### [INSTRUCTIONS FOR THE TASK]
Reproduce every line of the listing as written, apart from the pictures.

___ SOURCE DATA

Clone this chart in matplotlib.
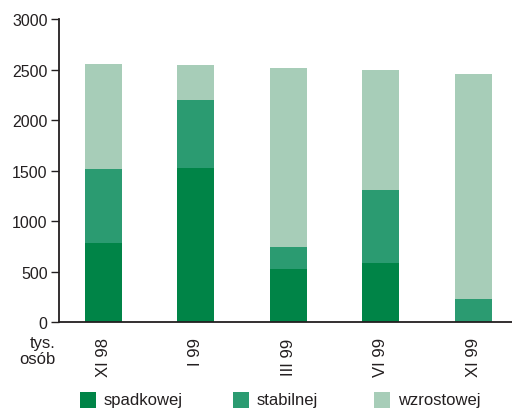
import matplotlib
matplotlib.use("Agg")
import matplotlib.pyplot as plt
from matplotlib.patches import Rectangle
import numpy as np

plt.rcParams['font.family'] = ['Liberation Sans', 'DejaVu Sans']

periods = ["XI 98", "I 99", "III 99", "VI 99", "XI 99"]
series_names = ["spadkowej", "stabilnej", "wzrostowej"]
spadkowej = [780, 1525, 525, 585, 0]
stabilnej = [740, 675, 215, 725, 230]
wzrostowej = [1040, 345, 1775, 1185, 2225]
yticks = [0, 500, 1000, 1500, 2000, 2500, 3000]

colors = ["#008447", "#2b9b71", "#a7cdb8"]
text_color = "#231f20"
fs_y = 11.5
fs = 12

fig = plt.figure(figsize=(5.12, 4.10), dpi=100)
ax = fig.add_axes([0.1146, 0.212, 0.8854, 0.739])

x = np.arange(len(periods))
bottom = np.zeros(len(periods))
for vals, col in zip([spadkowej, stabilnej, wzrostowej], colors):
    ax.bar(x, vals, width=0.4, bottom=bottom, color=col, linewidth=0)
    bottom += np.array(vals)

ax.set_xlim(-0.48, 4.42)
ax.set_ylim(0, 3000)
ax.set_yticks(yticks)
ax.set_yticklabels([str(v) for v in yticks], fontsize=fs_y, color=text_color)
ax.set_xticks(x)
ax.set_xticklabels(periods, rotation=90, fontsize=fs, color=text_color, va='top')
ax.tick_params(axis='x', length=0, pad=11)
ax.tick_params(axis='y', length=6, width=1, color=text_color, pad=2)

for side in ['top', 'right']:
    ax.spines[side].set_visible(False)
ax.spines['left'].set_color(text_color)
ax.spines['left'].set_linewidth(1.3)
ax.spines['bottom'].set_color(text_color)
ax.spines['bottom'].set_linewidth(1.3)

fig.text(55 / 512, 1 - 336 / 410, "tys.\nosób", ha='right', va='top',
         fontsize=fs, color=text_color, linespacing=1.05)

# legend row along the bottom edge
legend_x = [80, 233, 374]
for name, col, px in zip(series_names, colors, legend_x):
    fig.add_artist(Rectangle((px / 512, 1 - 409 / 410), 16 / 512, 16 / 410,
                             transform=fig.transFigure, color=col, lw=0))
    fig.text((px + 24) / 512, 1 - 401 / 410, name, ha='left', va='center',
             fontsize=fs, color=text_color)

fig.savefig("out.png", dpi=100)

______

### [TASK RESULT]
Clone this chart in matplotlib.
import matplotlib
matplotlib.use("Agg")
import matplotlib.pyplot as plt
from matplotlib.patches import Rectangle
import numpy as np

plt.rcParams['font.family'] = ['Liberation Sans', 'DejaVu Sans']

periods = ["XI 98", "I 99", "III 99", "VI 99", "XI 99"]
series_names = ["spadkowej", "stabilnej", "wzrostowej"]
spadkowej = [780, 1525, 525, 585, 0]
stabilnej = [740, 675, 215, 725, 230]
wzrostowej = [1040, 345, 1775, 1185, 2225]
yticks = [0, 500, 1000, 1500, 2000, 2500, 3000]

colors = ["#008447", "#2b9b71", "#a7cdb8"]
text_color = "#231f20"
fs_y = 11.5
fs = 12

fig = plt.figure(figsize=(5.12, 4.10), dpi=100)
ax = fig.add_axes([0.1146, 0.212, 0.8854, 0.739])

x = np.arange(len(periods))
bottom = np.zeros(len(periods))
for vals, col in zip([spadkowej, stabilnej, wzrostowej], colors):
    ax.bar(x, vals, width=0.4, bottom=bottom, color=col, linewidth=0)
    bottom += np.array(vals)

ax.set_xlim(-0.48, 4.42)
ax.set_ylim(0, 3000)
ax.set_yticks(yticks)
ax.set_yticklabels([str(v) for v in yticks], fontsize=fs_y, color=text_color)
ax.set_xticks(x)
ax.set_xticklabels(periods, rotation=90, fontsize=fs, color=text_color, va='top')
ax.tick_params(axis='x', length=0, pad=11)
ax.tick_params(axis='y', length=6, width=1, color=text_color, pad=2)

for side in ['top', 'right']:
    ax.spines[side].set_visible(False)
ax.spines['left'].set_color(text_color)
ax.spines['left'].set_linewidth(1.3)
ax.spines['bottom'].set_color(text_color)
ax.spines['bottom'].set_linewidth(1.3)

fig.text(55 / 512, 1 - 336 / 410, "tys.\nosób", ha='right', va='top',
         fontsize=fs, color=text_color, linespacing=1.05)

# legend row along the bottom edge
legend_x = [80, 233, 374]
for name, col, px in zip(series_names, colors, legend_x):
    fig.add_artist(Rectangle((px / 512, 1 - 409 / 410), 16 / 512, 16 / 410,
                             transform=fig.transFigure, color=col, lw=0))
    fig.text((px + 24) / 512, 1 - 401 / 410, name, ha='left', va='center',
             fontsize=fs, color=text_color)

fig.savefig("out.png", dpi=100)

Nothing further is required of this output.